In New Zealand people drive on the left hand side of the road. The speed limit is 50 kilometres per hour on most city/urban roads and 100 kilometres per hour on most other roads. Road side sign posts are used to indicate when the speed limit changes. You can be fined or have your driver licence taken off you for exceeding the speed limit.

Everyone who drives on the road in New Zealand must have a valid driver licence. If you have a current overseas driver licence or international driving permit you can drive for one year after you first arrive in New Zealand. If you do not have an overseas driver licence or an international driving permit you cannot drive. You must apply for a New Zealand driver licence.
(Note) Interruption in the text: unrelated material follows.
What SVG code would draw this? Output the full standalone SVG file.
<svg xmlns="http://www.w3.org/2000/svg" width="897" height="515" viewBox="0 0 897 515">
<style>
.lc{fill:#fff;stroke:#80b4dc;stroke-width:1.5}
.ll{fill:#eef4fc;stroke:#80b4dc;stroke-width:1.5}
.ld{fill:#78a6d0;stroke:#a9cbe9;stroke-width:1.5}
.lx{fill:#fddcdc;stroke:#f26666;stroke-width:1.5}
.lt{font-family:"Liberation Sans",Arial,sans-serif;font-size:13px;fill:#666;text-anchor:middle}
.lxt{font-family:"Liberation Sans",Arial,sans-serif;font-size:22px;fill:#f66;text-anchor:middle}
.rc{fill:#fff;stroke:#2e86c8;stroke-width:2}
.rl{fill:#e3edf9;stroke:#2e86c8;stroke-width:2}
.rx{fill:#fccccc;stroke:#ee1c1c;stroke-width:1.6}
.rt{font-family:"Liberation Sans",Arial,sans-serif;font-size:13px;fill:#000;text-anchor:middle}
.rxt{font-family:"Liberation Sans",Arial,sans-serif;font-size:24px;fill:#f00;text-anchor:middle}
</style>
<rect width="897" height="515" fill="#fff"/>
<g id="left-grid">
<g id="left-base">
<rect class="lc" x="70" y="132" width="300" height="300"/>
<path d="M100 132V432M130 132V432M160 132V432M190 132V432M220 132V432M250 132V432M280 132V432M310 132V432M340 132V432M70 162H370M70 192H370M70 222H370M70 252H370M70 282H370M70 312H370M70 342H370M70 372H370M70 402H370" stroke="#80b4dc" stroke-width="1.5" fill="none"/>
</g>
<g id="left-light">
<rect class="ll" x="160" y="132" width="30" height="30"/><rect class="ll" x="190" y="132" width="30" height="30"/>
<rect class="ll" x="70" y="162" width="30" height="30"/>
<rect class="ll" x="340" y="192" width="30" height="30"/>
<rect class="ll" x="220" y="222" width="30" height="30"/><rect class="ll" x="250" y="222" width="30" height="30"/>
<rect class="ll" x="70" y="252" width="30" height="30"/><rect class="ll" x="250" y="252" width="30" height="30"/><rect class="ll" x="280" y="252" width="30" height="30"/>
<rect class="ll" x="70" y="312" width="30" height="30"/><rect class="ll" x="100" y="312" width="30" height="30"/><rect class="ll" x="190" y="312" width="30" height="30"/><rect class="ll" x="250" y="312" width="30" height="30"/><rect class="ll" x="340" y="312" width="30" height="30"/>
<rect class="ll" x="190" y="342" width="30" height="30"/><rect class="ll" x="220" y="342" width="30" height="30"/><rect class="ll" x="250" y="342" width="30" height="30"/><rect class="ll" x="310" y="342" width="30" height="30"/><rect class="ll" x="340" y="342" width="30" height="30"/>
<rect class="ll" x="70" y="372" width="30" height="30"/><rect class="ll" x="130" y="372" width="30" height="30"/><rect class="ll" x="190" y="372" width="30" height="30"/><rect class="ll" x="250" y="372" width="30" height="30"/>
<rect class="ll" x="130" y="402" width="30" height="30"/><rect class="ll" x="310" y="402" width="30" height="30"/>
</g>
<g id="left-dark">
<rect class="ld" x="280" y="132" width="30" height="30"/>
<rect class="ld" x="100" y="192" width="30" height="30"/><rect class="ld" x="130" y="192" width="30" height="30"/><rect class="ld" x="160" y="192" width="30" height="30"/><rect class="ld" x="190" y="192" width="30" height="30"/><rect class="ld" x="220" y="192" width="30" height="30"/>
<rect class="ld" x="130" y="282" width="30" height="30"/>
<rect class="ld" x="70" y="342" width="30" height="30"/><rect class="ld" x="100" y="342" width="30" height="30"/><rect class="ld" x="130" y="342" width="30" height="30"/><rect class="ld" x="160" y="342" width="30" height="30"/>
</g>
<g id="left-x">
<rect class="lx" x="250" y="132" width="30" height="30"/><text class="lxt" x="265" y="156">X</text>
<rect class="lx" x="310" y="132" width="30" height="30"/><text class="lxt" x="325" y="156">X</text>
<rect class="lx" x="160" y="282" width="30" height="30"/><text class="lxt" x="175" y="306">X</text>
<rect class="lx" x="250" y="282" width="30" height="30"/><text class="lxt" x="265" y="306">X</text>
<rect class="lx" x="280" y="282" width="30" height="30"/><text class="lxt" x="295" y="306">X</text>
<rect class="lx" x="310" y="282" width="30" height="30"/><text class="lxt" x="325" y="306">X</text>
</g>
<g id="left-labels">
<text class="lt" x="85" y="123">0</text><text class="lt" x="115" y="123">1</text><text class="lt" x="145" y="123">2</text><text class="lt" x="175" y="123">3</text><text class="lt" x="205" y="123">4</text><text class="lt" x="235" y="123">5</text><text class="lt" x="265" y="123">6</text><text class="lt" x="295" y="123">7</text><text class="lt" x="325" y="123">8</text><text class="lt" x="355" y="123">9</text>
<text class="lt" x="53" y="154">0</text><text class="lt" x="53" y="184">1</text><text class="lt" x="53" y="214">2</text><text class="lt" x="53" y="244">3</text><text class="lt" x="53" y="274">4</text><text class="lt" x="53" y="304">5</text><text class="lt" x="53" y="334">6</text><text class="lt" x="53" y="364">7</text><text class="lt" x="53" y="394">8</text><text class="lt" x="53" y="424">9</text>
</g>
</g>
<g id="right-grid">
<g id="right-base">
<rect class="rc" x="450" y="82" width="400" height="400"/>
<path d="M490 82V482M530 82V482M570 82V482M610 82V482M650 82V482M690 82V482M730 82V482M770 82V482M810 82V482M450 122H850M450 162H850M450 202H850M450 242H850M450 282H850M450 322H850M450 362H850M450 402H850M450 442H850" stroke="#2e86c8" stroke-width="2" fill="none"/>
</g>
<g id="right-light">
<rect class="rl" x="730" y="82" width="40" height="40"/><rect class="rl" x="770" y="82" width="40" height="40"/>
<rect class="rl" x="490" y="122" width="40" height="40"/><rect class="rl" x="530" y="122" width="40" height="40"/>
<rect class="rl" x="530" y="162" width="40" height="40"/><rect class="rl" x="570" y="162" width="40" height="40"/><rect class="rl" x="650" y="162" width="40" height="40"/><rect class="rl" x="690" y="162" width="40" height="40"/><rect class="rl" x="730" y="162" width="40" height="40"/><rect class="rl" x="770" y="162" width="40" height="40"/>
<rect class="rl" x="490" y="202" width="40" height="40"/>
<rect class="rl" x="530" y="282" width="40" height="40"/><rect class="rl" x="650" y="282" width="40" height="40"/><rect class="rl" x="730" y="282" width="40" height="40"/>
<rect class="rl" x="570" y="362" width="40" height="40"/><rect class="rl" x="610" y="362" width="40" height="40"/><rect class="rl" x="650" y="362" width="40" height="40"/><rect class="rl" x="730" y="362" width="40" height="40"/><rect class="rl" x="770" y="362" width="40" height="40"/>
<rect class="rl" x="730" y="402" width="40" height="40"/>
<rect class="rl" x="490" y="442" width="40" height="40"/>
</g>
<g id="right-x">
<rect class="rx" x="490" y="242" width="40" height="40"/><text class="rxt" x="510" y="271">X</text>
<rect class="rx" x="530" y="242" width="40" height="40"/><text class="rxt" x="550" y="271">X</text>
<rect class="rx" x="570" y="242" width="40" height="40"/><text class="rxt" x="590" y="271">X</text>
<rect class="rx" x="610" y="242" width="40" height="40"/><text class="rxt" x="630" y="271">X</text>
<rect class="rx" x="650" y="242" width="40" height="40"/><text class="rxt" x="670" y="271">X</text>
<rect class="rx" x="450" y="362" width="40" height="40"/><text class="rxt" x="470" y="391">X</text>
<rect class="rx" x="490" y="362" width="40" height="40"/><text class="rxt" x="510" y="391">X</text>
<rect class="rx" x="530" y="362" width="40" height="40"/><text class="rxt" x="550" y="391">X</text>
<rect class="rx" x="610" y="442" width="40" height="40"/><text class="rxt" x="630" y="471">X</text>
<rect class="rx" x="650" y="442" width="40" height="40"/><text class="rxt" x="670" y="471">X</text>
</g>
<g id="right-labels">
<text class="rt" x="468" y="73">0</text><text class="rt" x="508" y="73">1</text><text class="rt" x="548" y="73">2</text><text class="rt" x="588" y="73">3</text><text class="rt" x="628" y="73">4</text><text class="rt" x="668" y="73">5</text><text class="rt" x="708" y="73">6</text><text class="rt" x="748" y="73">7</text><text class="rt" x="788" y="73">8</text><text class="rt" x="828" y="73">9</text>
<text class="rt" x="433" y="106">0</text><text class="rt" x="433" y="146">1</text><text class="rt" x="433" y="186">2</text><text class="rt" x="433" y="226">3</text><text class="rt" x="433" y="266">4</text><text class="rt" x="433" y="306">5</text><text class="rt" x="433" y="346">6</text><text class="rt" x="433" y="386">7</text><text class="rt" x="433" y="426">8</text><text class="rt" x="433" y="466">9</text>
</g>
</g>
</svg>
If you are caught by Police driving without a valid licence, you will be ordered to pay a fine and you will not be able to drive anymore until you get a proper licence. You cannot get a Driver’s licence from the Police. To apply for a New Zealand Driver’s licence, you can phone the Land Transport New Zealand on 0800 822422 or contact your nearest driver licensing agent. See also: Driving information for visitors and new residents from Land Transport New Zealand.
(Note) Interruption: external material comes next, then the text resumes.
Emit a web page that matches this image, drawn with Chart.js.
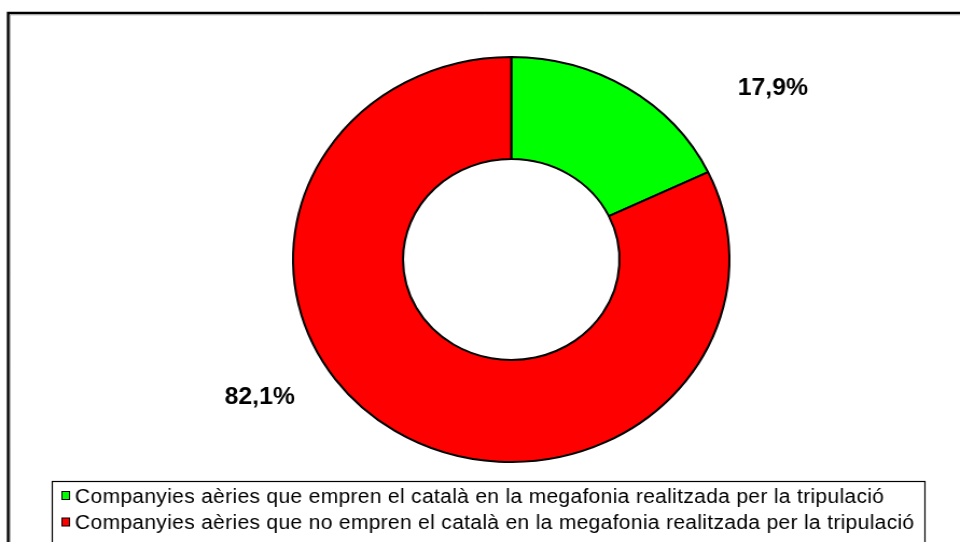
<!DOCTYPE html>
<html>
<head>
<meta charset="utf-8">
<script src="https://cdn.jsdelivr.net/npm/chart.js@4.4.1/dist/chart.umd.min.js"></script>
<style>
    html, body { margin: 0; padding: 0; background: #fff; overflow: hidden; }
    /* the original picture is stretched a little in width */
    #wrap { width: 891px; height: 542px; transform: scaleX(1.0774); transform-origin: 0 0; }
</style>
</head>
<body>
<div id="wrap"><canvas id="donut"></canvas></div>
<script>
// Data
const categories = [
    'Companyies aèries que empren el català en la megafonia realitzada per la tripulació',
    'Companyies aèries que no empren el català en la megafonia realitzada per la tripulació'
];
const shares = [17.9, 82.1];
const sliceColors = ['#00ff00', '#ff0000'];

// where the percent labels sit, relative to the ring (in outer radii)
const labelSpots = [
    { dx: 1.199, dy: -0.812 },
    { dx: -1.153, dy: 0.714 }
];

const fmtPct = v => v.toFixed(1).replace('.', ',') + '%';

const decorations = {
    id: 'decorations',
    beforeDraw(chart) {
        const ctx = chart.ctx;
        ctx.save();
        // outer frame (only top and left fall inside the picture)
        ctx.strokeStyle = '#000';
        ctx.lineWidth = 2.5;
        ctx.beginPath();
        ctx.moveTo(7.6, 600);
        ctx.lineTo(7.6, 13);
        ctx.lineTo(900, 13);
        ctx.stroke();
        ctx.strokeStyle = '#a0a0a0';
        ctx.lineWidth = 1;
        ctx.beginPath();
        ctx.moveTo(9.3, 600);
        ctx.lineTo(9.3, 14.8);
        ctx.lineTo(900, 14.8);
        ctx.stroke();
        ctx.restore();
    },
    afterDatasetsDraw(chart) {
        const ctx = chart.ctx;
        const arcs = chart.getDatasetMeta(0).data;
        ctx.save();
        ctx.fillStyle = '#000';
        ctx.font = 'bold 23px "Liberation Sans", Arial, sans-serif';
        ctx.textAlign = 'center';
        ctx.textBaseline = 'alphabetic';
        arcs.forEach((arc, i) => {
            const r = arc.outerRadius;
            ctx.fillText(fmtPct(shares[i]), arc.x + labelSpots[i].dx * r, arc.y + labelSpots[i].dy * r);
        });
        ctx.restore();
    },
    afterDraw(chart) {
        const ctx = chart.ctx;
        ctx.save();
        // legend box
        ctx.fillStyle = '#fff';
        ctx.fillRect(48.5, 481.5, 810, 62);
        ctx.strokeStyle = '#000';
        ctx.lineWidth = 1.2;
        ctx.strokeRect(48.5, 481.5, 810, 62);

        ctx.font = '19.5px "Liberation Sans", Arial, sans-serif';
        if ('letterSpacing' in ctx) ctx.letterSpacing = '0.3px';
        ctx.textAlign = 'left';
        ctx.textBaseline = 'alphabetic';
        categories.forEach((name, i) => {
            const base = 502.5 + i * 26.5;
            ctx.fillStyle = sliceColors[i];
            ctx.fillRect(57.5, base - 11, 7, 8);
            ctx.strokeStyle = '#000';
            ctx.lineWidth = 1;
            ctx.strokeRect(57.5, base - 11, 7, 8);
            ctx.fillStyle = '#000';
            ctx.fillText(name, 69.6, base);
        });
        ctx.restore();
    }
};

new Chart(document.getElementById('donut'), {
    type: 'doughnut',
    data: {
        labels: categories,
        datasets: [{
            data: shares,
            backgroundColor: sliceColors,
            borderColor: '#000',
            borderWidth: 2,
            hoverOffset: 0
        }]
    },
    options: {
        responsive: true,
        maintainAspectRatio: false,
        animation: false,
        radius: 202.5,
        cutout: '49.6%',
        layout: { padding: { top: 50, bottom: 73, left: 58, right: 0 } },
        plugins: {
            legend: { display: false },
            tooltip: { enabled: false }
        }
    },
    plugins: [decorations]
});
</script>
</body>
</html>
If you are a victim of crime or a road crash

  • New Zealand Police are responsible for investigating crime and road crashes, and for keeping people safe.
  • If you see a crime or road crash happening, or if you are a victim of crime, then please telephone the Police to report it and ask for help. It is important to tell the police as soon as possible.
  • In an emergency, telephone the police by dialling 111.
  • In many situations, Police will want to visit the place where the crime happened (the crime scene).
  • In non-emergency situations, police may ask you to go to a police station to make an official report.
  • Police may want to talk to you about the crime and get information and evidence to help catch the offenders and, if appropriate, arrest them.
  • New Zealand Police are very good at catching criminals and solving crime.
  • If you saw a person committing a crime or causing a road crash, you can help Police by telling them what the person looked like.
  • Victim Support is another organisation that works very closely with Police to help and support you after a road crash or crime has been committed.
  • Victim Support can help you with any questions or concerns you may have about being a victim or witness.
  • If the person who caused the crime or road crash is arrested, he or she may have to go to Court.
  • You may also have to go to Court to give evidence and explain what that person did to you. Court Victim Advisers can help you with information about the court process.
  • In New Zealand all victims have rights, which include being treated with courtesy and compassion. The Victims’ Rights Act 2002 sets out what your rights are as a victim.

If you are in a car crash

  • If you are involved in a car crash, it is very important to try and stay as calm as possible.
  • You must stop to see if anyone else is injured or if property is damaged.
  • If people are hurt, telephone 111 and ask for police and ambulance help. If you can’t telephone for help, then ask someone to telephone for you. Police will find out who was responsible for causing the crash.
  • Police may arrest a person if they caused a crash by breaking New Zealand’s driving laws.
  • In some less serious car crashes where no one is hurt, police will probably not come to the crash. But you must still report the crash to police.
  • If you are in a car crash, then by law, you must tell police about it within 24 hours of the crash.
  • If you have car insurance you should tell your insurance company that you have been in a car crash.
  • You will need the police file number when making an insurance claim after a car crash.
  • Give your name and address to the driver of any car that’s been damaged and to the owner of any property that’s been damaged. If other drivers are involved in the crash, try to find out whether they have insurance and which company they have insurance with.
  • If you can’t drive your car after the crash then you should protect it from any more loss or damage. For example, move the car to the side of the road and lock it. Take personal things from the car away with you.

If you are driving

  • New Zealand Police are responsible for making sure drivers obey New Zealand’s driving laws.
  • If someone breaks these driving laws they may have their licence or car taken off them. People may even go to prison.
  • You must be at least 16 years old and have a driving licence to drive in New Zealand.
  • You need a special motorcycle licence to ride a motorcycle.
  • Carry your driver licence with you at all times when driving.
  • Your car must have a current warrant of fitness (WoF) and registration.
  • You should study the Road Code which explains New Zealand’s driving rules.
  • When in a car, children under the age of seven must be in an approved safety seat according to their age, size and weight.
  • In New Zealand, you must not drive after drinking alcohol. You must not drive too fast and you must always wear your safety belt.
  • Every person in a car must wear a safety belt. This includes people in the back seats of a car.